YouTube's inference engine can lead you into some pretty strange places. For me, a guy checking out RV's, it was Everest, the Yukon, and the wilds of Vancouver Island.
Near the end of one the coldest, wettest Utah winters on record, I had just a touch of cabin fever and felt the need to get out, maybe experience the outdoors. Because I’m past my “roughing it in the wild” days, my inclination was to buy some kind of an RV. To this end, I took to YouTube to learn about market options.
Then, based on my interest in RVs, YouTube’s inference engine began suggesting crazy stuff, like climbing Mt. Everest, K2, and Kilimanjaro. For the record, I might die doing something stupid, but it won’t be scaling an icy cliff at 28 thousand feet. Just the same, I became fascinated by the adrenaline types who do get off on this sort of thing, and I’ve now spent untold hours watching these crazies risk their lives for a "selfie on the summit."
Then YouTube started serving up survival videos, the need for which I can’t imagine having. Just the same, a video about Ed Wardle’s 90-day self exile to Canada’s Yukon territory captured my imagination. Think of it—living off the land with a small-caliber rifle and a fishing pole. It was emotional, visceral, and captivating. The constant threat of bears, sleeplessness, mosquitoes the size of blow flies, near starvation . . . . Wardle was finally able to kill and eat a porcupine. It looked awful. He said it was awful, but the guy was starving to death. Still, the worst of it, according to Wardle was the absolute solitude, no human contact of any kind. It left him in tears multiple times during the one hour recap of his adventure. It’s the kind of cathartic experience you just can’t get from “must see TV.”
But the adventure with which I identify most is Survival Lily’s “Alone in the Canadian Wilderness.” (See the video at the top of the page.) Dropped by helicopter to a remote spot on Vancouver Island, Lily spends seven days, mostly surviving off the land. Just as with Wardle, Lilly’s biggest threat is bears, and she provides lots of tips for how to keep them at bay. But what I found most interesting was her attempts to gather food.
I grew up catching crayfish (crawdads, we called them), which make for a good meal, assuming you’ve got like fifty of them and a vat of melted butter for dipping. And I began fly fishing as a young boy and spent a lifetime perfecting the art.

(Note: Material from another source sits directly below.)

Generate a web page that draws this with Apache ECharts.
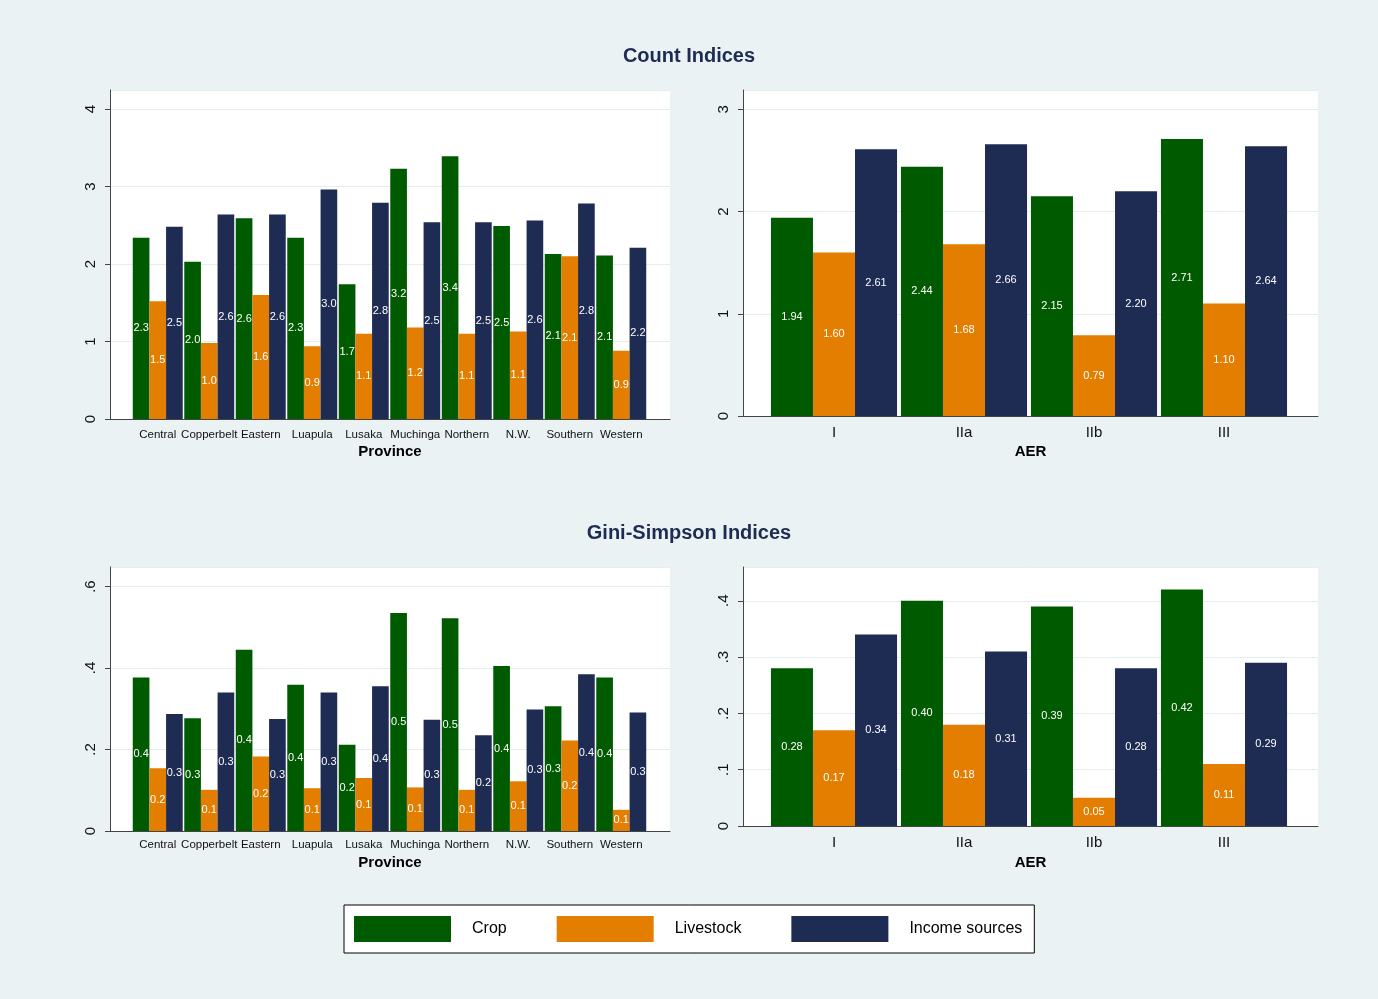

So watching Lily, who knows more about survival than I ever will, try to catch crawdads and trout was both painful and entertaining. Just the same, I found the whole thing gripping, start to finish.
Long story short, I’ve got a new item on my bucket list—spend a week alone on Vancouver Island living off the land. I’ll take my corgi to scare away the bears. Likewise, I’ll have multiple fly rod/reel combos and enough drys to match any conceivable hatch, so food won’t really be a problem. The biggest challenge, I suppose, will be helicopter delivery of my RV into the Canadian bush.